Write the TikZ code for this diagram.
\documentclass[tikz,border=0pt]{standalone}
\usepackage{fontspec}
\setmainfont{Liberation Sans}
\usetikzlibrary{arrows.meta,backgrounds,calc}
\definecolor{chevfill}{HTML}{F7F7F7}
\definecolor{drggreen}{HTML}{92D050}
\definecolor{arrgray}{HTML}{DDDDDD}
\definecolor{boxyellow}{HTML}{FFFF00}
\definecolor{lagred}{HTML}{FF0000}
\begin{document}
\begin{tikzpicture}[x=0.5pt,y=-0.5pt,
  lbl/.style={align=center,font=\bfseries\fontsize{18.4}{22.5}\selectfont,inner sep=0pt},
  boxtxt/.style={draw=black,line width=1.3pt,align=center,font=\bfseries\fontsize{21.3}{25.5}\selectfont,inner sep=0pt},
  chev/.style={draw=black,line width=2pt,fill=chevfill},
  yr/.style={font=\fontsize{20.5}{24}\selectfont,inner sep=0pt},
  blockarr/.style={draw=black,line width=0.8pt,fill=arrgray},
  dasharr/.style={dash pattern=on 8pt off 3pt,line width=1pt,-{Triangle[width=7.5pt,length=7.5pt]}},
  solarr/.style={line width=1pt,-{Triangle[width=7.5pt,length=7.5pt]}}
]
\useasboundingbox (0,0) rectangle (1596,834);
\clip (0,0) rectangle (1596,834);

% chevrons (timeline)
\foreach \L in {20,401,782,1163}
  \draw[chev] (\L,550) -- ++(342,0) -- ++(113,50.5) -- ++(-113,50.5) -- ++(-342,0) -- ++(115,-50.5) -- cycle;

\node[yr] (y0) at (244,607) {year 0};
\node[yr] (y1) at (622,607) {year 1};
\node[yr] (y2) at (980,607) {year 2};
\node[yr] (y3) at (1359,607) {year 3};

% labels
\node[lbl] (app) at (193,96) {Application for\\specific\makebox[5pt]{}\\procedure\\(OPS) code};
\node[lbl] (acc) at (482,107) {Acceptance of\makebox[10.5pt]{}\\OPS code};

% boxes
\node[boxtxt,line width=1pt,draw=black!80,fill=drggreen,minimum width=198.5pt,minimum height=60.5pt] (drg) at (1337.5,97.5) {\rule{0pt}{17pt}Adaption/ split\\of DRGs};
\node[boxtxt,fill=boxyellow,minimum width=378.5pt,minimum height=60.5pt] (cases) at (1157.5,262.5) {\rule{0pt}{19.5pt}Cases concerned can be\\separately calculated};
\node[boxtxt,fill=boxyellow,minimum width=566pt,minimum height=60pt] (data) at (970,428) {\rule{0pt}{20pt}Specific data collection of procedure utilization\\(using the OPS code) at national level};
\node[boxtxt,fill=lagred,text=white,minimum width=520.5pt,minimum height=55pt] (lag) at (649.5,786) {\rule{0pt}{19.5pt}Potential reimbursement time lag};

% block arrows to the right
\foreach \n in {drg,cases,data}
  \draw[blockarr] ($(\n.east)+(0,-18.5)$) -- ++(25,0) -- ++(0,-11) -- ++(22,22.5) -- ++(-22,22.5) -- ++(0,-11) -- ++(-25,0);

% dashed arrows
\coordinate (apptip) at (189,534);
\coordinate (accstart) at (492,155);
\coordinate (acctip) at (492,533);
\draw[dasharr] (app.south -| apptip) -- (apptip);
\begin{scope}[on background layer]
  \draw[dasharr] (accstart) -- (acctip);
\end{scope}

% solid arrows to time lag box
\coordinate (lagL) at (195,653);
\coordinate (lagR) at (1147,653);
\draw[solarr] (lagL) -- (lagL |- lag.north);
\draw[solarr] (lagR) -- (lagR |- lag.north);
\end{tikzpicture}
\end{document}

=====

§ Instructions to follow
Give back the whole listing, word for word.

§ Answer to this task
Write the TikZ code for this diagram.
\documentclass[tikz,border=0pt]{standalone}
\usepackage{fontspec}
\setmainfont{Liberation Sans}
\usetikzlibrary{arrows.meta,backgrounds,calc}
\definecolor{chevfill}{HTML}{F7F7F7}
\definecolor{drggreen}{HTML}{92D050}
\definecolor{arrgray}{HTML}{DDDDDD}
\definecolor{boxyellow}{HTML}{FFFF00}
\definecolor{lagred}{HTML}{FF0000}
\begin{document}
\begin{tikzpicture}[x=0.5pt,y=-0.5pt,
  lbl/.style={align=center,font=\bfseries\fontsize{18.4}{22.5}\selectfont,inner sep=0pt},
  boxtxt/.style={draw=black,line width=1.3pt,align=center,font=\bfseries\fontsize{21.3}{25.5}\selectfont,inner sep=0pt},
  chev/.style={draw=black,line width=2pt,fill=chevfill},
  yr/.style={font=\fontsize{20.5}{24}\selectfont,inner sep=0pt},
  blockarr/.style={draw=black,line width=0.8pt,fill=arrgray},
  dasharr/.style={dash pattern=on 8pt off 3pt,line width=1pt,-{Triangle[width=7.5pt,length=7.5pt]}},
  solarr/.style={line width=1pt,-{Triangle[width=7.5pt,length=7.5pt]}}
]
\useasboundingbox (0,0) rectangle (1596,834);
\clip (0,0) rectangle (1596,834);

% chevrons (timeline)
\foreach \L in {20,401,782,1163}
  \draw[chev] (\L,550) -- ++(342,0) -- ++(113,50.5) -- ++(-113,50.5) -- ++(-342,0) -- ++(115,-50.5) -- cycle;

\node[yr] (y0) at (244,607) {year 0};
\node[yr] (y1) at (622,607) {year 1};
\node[yr] (y2) at (980,607) {year 2};
\node[yr] (y3) at (1359,607) {year 3};

% labels
\node[lbl] (app) at (193,96) {Application for\\specific\makebox[5pt]{}\\procedure\\(OPS) code};
\node[lbl] (acc) at (482,107) {Acceptance of\makebox[10.5pt]{}\\OPS code};

% boxes
\node[boxtxt,line width=1pt,draw=black!80,fill=drggreen,minimum width=198.5pt,minimum height=60.5pt] (drg) at (1337.5,97.5) {\rule{0pt}{17pt}Adaption/ split\\of DRGs};
\node[boxtxt,fill=boxyellow,minimum width=378.5pt,minimum height=60.5pt] (cases) at (1157.5,262.5) {\rule{0pt}{19.5pt}Cases concerned can be\\separately calculated};
\node[boxtxt,fill=boxyellow,minimum width=566pt,minimum height=60pt] (data) at (970,428) {\rule{0pt}{20pt}Specific data collection of procedure utilization\\(using the OPS code) at national level};
\node[boxtxt,fill=lagred,text=white,minimum width=520.5pt,minimum height=55pt] (lag) at (649.5,786) {\rule{0pt}{19.5pt}Potential reimbursement time lag};

% block arrows to the right
\foreach \n in {drg,cases,data}
  \draw[blockarr] ($(\n.east)+(0,-18.5)$) -- ++(25,0) -- ++(0,-11) -- ++(22,22.5) -- ++(-22,22.5) -- ++(0,-11) -- ++(-25,0);

% dashed arrows
\coordinate (apptip) at (189,534);
\coordinate (accstart) at (492,155);
\coordinate (acctip) at (492,533);
\draw[dasharr] (app.south -| apptip) -- (apptip);
\begin{scope}[on background layer]
  \draw[dasharr] (accstart) -- (acctip);
\end{scope}

% solid arrows to time lag box
\coordinate (lagL) at (195,653);
\coordinate (lagR) at (1147,653);
\draw[solarr] (lagL) -- (lagL |- lag.north);
\draw[solarr] (lagR) -- (lagR |- lag.north);
\end{tikzpicture}
\end{document}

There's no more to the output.